Leave the pictures out. Return all other data exactly.

■ ■ ■ ■ ■

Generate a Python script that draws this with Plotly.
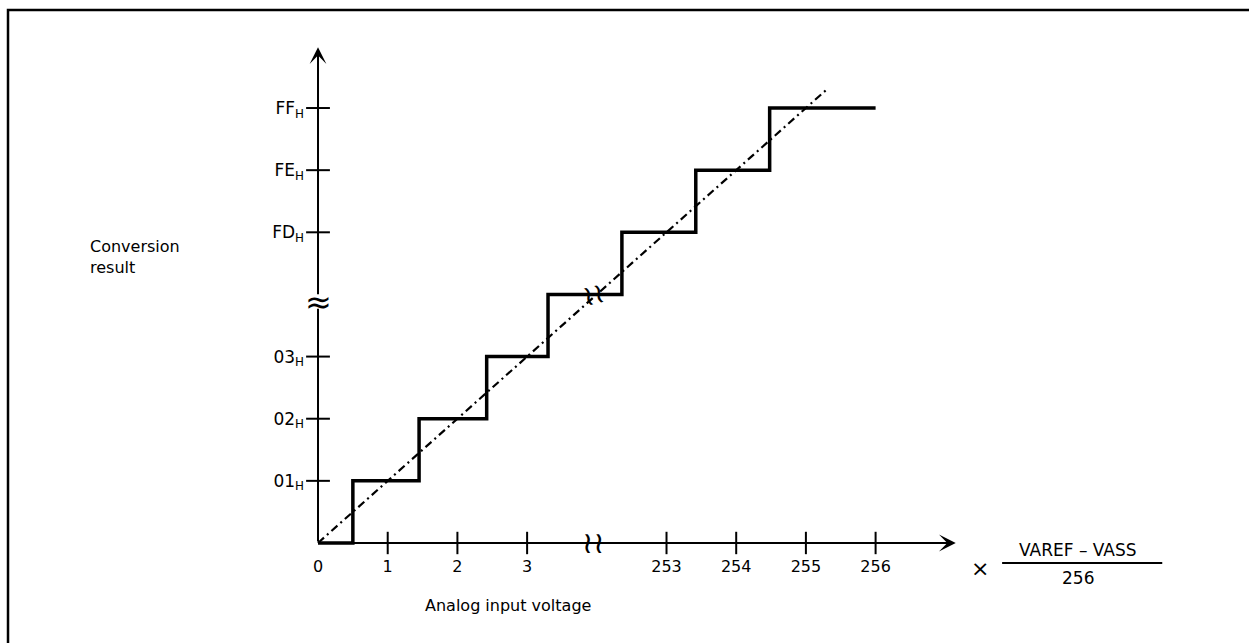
import plotly.graph_objects as go

# ---------------- data ----------------
x_tick_values = [0, 1, 2, 3, 253, 254, 255, 256]
x_tick_labels = ["0", "1", "2", "3", "253", "254", "255", "256"]
y_tick_codes = [1, 2, 3, 253, 254, 255]
y_tick_labels = ["01<sub>H</sub>", "02<sub>H</sub>", "03<sub>H</sub>",
                 "FD<sub>H</sub>", "FE<sub>H</sub>", "FF<sub>H</sub>"]
# staircase: input voltage (LSB) where each code begins, and the code
step_input = [0, 0.5, 1.45, 2.42, 3.3, 252.36, 253.42, 254.48, 256]
step_code = [0, 1, 2, 3, 252, 253, 254, 255, 255]
# ideal transfer line
ideal_input = [0, 255.3]
ideal_code = [0, 255.3]

# axis break: values from 252 up continue right after 4
BREAK_LO, BREAK_HI = 4, 252


def fold(v):
    return v if v <= BREAK_LO else v - (BREAK_HI - BREAK_LO)


def foldl(vals):
    return [fold(v) for v in vals]


FONT = "DejaVu Sans"
X_END = 9.15   # x-axis arrow tip
Y_END = 7.98   # y-axis arrow tip
Y_GAP = (3.77, 3.98)  # gap in the y-axis line at the break

fig = go.Figure()

# ideal line (dash-dot)
fig.add_trace(go.Scatter(
    x=foldl(ideal_input), y=foldl(ideal_code), mode="lines",
    line=dict(color="black", width=2.2, dash="8px,4px,2px,4px"),
    hoverinfo="skip", showlegend=False))

# staircase
fig.add_trace(go.Scatter(
    x=foldl(step_input), y=foldl(step_code), mode="lines",
    line=dict(color="black", width=3.5, shape="hv"),
    hoverinfo="skip", showlegend=False))

# tick marks crossing the axes
fig.add_trace(go.Scatter(
    x=foldl(x_tick_values[1:]), y=[0] * (len(x_tick_values) - 1), mode="markers",
    marker=dict(symbol="line-ns", size=16, line=dict(width=2, color="black")),
    cliponaxis=False, hoverinfo="skip", showlegend=False))
fig.add_trace(go.Scatter(
    x=[0] * len(y_tick_codes), y=foldl(y_tick_codes), mode="markers",
    marker=dict(symbol="line-ew", size=17, line=dict(width=2, color="black")),
    cliponaxis=False, hoverinfo="skip", showlegend=False))

arrow = dict(xref="x", yref="y", axref="x", ayref="y", text="", showarrow=True,
             arrowhead=3, arrowsize=1.4, arrowwidth=2, arrowcolor="black")

annotations = [
    # axes with arrow heads
    dict(arrow, x=X_END, y=0, ax=0, ay=0),
    dict(arrow, x=0, y=Y_END, ax=0, ay=Y_GAP[1]),
    dict(arrow, x=0, y=Y_GAP[0], ax=0, ay=0, arrowhead=0),
    # break marks
    dict(x=BREAK_LO - 0.05, y=0, xref="x", yref="y", text="≀≀", showarrow=False,
         font=dict(family=FONT, size=30, color="black")),
    dict(x=BREAK_LO - 0.05, y=BREAK_LO, xref="x", yref="y", text="≀≀", showarrow=False,
         textangle=-15, font=dict(family=FONT, size=28, color="black")),
    dict(x=0, y=(Y_GAP[0] + Y_GAP[1]) / 2, xref="x", yref="y", text="≈",
         showarrow=False, font=dict(family=FONT, size=32, color="black")),
    # labels
    dict(x=-0.3323, y=0.574, xref="paper", yref="paper", xanchor="left",
         yanchor="middle", align="left", text="Conversion<br>result",
         showarrow=False, font=dict(family=FONT, size=16, color="black")),
    dict(x=0.305, y=-0.105, xref="paper", yref="paper", xanchor="center",
         yanchor="middle", text="Analog input voltage", showarrow=False,
         font=dict(family=FONT, size=16, color="black")),
    dict(x=1.0215, y=-0.033, xref="paper", yref="paper", xanchor="center",
         yanchor="middle", text="×", showarrow=False,
         font=dict(family=FONT, size=22, color="black")),
    dict(x=1.170, y=0.004, xref="paper", yref="paper", xanchor="center",
         yanchor="middle", text="VAREF – VASS", showarrow=False,
         font=dict(family=FONT, size=17, color="black")),
    dict(x=1.170, y=-0.0506, xref="paper", yref="paper", xanchor="center",
         yanchor="middle", text="256", showarrow=False,
         font=dict(family=FONT, size=17, color="black")),
]

shapes = [
    # fraction bar
    dict(type="line", xref="paper", yref="paper", x0=1.0548, x1=1.2978,
         y0=-0.0214, y1=-0.0214, line=dict(color="black", width=2)),
    # outer frame
    dict(type="rect", xref="paper", yref="paper", x0=-0.4537, x1=1.45,
         y0=-0.25, y1=1.0545, line=dict(color="black", width=2.5)),
]

fig.update_layout(
    width=1249, height=643,
    margin=dict(l=307, r=283, t=38, b=91, pad=0),
    paper_bgcolor="white", plot_bgcolor="white",
    font=dict(family=FONT, size=16, color="black"),
    xaxis=dict(range=[-0.158, 9.297], showgrid=False, zeroline=False,
               showline=False, ticks="", tickmode="array",
               tickvals=foldl(x_tick_values), ticktext=x_tick_labels,
               ticklabelstandoff=3, fixedrange=True,
               tickfont=dict(family=FONT, size=16, color="black")),
    yaxis=dict(range=[-0.145, 8.127], showgrid=False, zeroline=False,
               showline=False, ticks="", tickmode="array",
               tickvals=foldl(y_tick_codes), ticktext=y_tick_labels,
               ticklabelstandoff=2, fixedrange=True,
               tickfont=dict(family=FONT, size=17, color="black")),
    annotations=annotations, shapes=shapes, showlegend=False,
)

fig.write_html("out.html", config={"displayModeBar": False},
               post_script="document.body.style.margin='0';")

■ ■ ■ ■ ■

Task result:
Generate a Python script that draws this with Plotly.
import plotly.graph_objects as go

# ---------------- data ----------------
x_tick_values = [0, 1, 2, 3, 253, 254, 255, 256]
x_tick_labels = ["0", "1", "2", "3", "253", "254", "255", "256"]
y_tick_codes = [1, 2, 3, 253, 254, 255]
y_tick_labels = ["01<sub>H</sub>", "02<sub>H</sub>", "03<sub>H</sub>",
                 "FD<sub>H</sub>", "FE<sub>H</sub>", "FF<sub>H</sub>"]
# staircase: input voltage (LSB) where each code begins, and the code
step_input = [0, 0.5, 1.45, 2.42, 3.3, 252.36, 253.42, 254.48, 256]
step_code = [0, 1, 2, 3, 252, 253, 254, 255, 255]
# ideal transfer line
ideal_input = [0, 255.3]
ideal_code = [0, 255.3]

# axis break: values from 252 up continue right after 4
BREAK_LO, BREAK_HI = 4, 252


def fold(v):
    return v if v <= BREAK_LO else v - (BREAK_HI - BREAK_LO)


def foldl(vals):
    return [fold(v) for v in vals]


FONT = "DejaVu Sans"
X_END = 9.15   # x-axis arrow tip
Y_END = 7.98   # y-axis arrow tip
Y_GAP = (3.77, 3.98)  # gap in the y-axis line at the break

fig = go.Figure()

# ideal line (dash-dot)
fig.add_trace(go.Scatter(
    x=foldl(ideal_input), y=foldl(ideal_code), mode="lines",
    line=dict(color="black", width=2.2, dash="8px,4px,2px,4px"),
    hoverinfo="skip", showlegend=False))

# staircase
fig.add_trace(go.Scatter(
    x=foldl(step_input), y=foldl(step_code), mode="lines",
    line=dict(color="black", width=3.5, shape="hv"),
    hoverinfo="skip", showlegend=False))

# tick marks crossing the axes
fig.add_trace(go.Scatter(
    x=foldl(x_tick_values[1:]), y=[0] * (len(x_tick_values) - 1), mode="markers",
    marker=dict(symbol="line-ns", size=16, line=dict(width=2, color="black")),
    cliponaxis=False, hoverinfo="skip", showlegend=False))
fig.add_trace(go.Scatter(
    x=[0] * len(y_tick_codes), y=foldl(y_tick_codes), mode="markers",
    marker=dict(symbol="line-ew", size=17, line=dict(width=2, color="black")),
    cliponaxis=False, hoverinfo="skip", showlegend=False))

arrow = dict(xref="x", yref="y", axref="x", ayref="y", text="", showarrow=True,
             arrowhead=3, arrowsize=1.4, arrowwidth=2, arrowcolor="black")

annotations = [
    # axes with arrow heads
    dict(arrow, x=X_END, y=0, ax=0, ay=0),
    dict(arrow, x=0, y=Y_END, ax=0, ay=Y_GAP[1]),
    dict(arrow, x=0, y=Y_GAP[0], ax=0, ay=0, arrowhead=0),
    # break marks
    dict(x=BREAK_LO - 0.05, y=0, xref="x", yref="y", text="≀≀", showarrow=False,
         font=dict(family=FONT, size=30, color="black")),
    dict(x=BREAK_LO - 0.05, y=BREAK_LO, xref="x", yref="y", text="≀≀", showarrow=False,
         textangle=-15, font=dict(family=FONT, size=28, color="black")),
    dict(x=0, y=(Y_GAP[0] + Y_GAP[1]) / 2, xref="x", yref="y", text="≈",
         showarrow=False, font=dict(family=FONT, size=32, color="black")),
    # labels
    dict(x=-0.3323, y=0.574, xref="paper", yref="paper", xanchor="left",
         yanchor="middle", align="left", text="Conversion<br>result",
         showarrow=False, font=dict(family=FONT, size=16, color="black")),
    dict(x=0.305, y=-0.105, xref="paper", yref="paper", xanchor="center",
         yanchor="middle", text="Analog input voltage", showarrow=False,
         font=dict(family=FONT, size=16, color="black")),
    dict(x=1.0215, y=-0.033, xref="paper", yref="paper", xanchor="center",
         yanchor="middle", text="×", showarrow=False,
         font=dict(family=FONT, size=22, color="black")),
    dict(x=1.170, y=0.004, xref="paper", yref="paper", xanchor="center",
         yanchor="middle", text="VAREF – VASS", showarrow=False,
         font=dict(family=FONT, size=17, color="black")),
    dict(x=1.170, y=-0.0506, xref="paper", yref="paper", xanchor="center",
         yanchor="middle", text="256", showarrow=False,
         font=dict(family=FONT, size=17, color="black")),
]

shapes = [
    # fraction bar
    dict(type="line", xref="paper", yref="paper", x0=1.0548, x1=1.2978,
         y0=-0.0214, y1=-0.0214, line=dict(color="black", width=2)),
    # outer frame
    dict(type="rect", xref="paper", yref="paper", x0=-0.4537, x1=1.45,
         y0=-0.25, y1=1.0545, line=dict(color="black", width=2.5)),
]

fig.update_layout(
    width=1249, height=643,
    margin=dict(l=307, r=283, t=38, b=91, pad=0),
    paper_bgcolor="white", plot_bgcolor="white",
    font=dict(family=FONT, size=16, color="black"),
    xaxis=dict(range=[-0.158, 9.297], showgrid=False, zeroline=False,
               showline=False, ticks="", tickmode="array",
               tickvals=foldl(x_tick_values), ticktext=x_tick_labels,
               ticklabelstandoff=3, fixedrange=True,
               tickfont=dict(family=FONT, size=16, color="black")),
    yaxis=dict(range=[-0.145, 8.127], showgrid=False, zeroline=False,
               showline=False, ticks="", tickmode="array",
               tickvals=foldl(y_tick_codes), ticktext=y_tick_labels,
               ticklabelstandoff=2, fixedrange=True,
               tickfont=dict(family=FONT, size=17, color="black")),
    annotations=annotations, shapes=shapes, showlegend=False,
)

fig.write_html("out.html", config={"displayModeBar": False},
               post_script="document.body.style.margin='0';")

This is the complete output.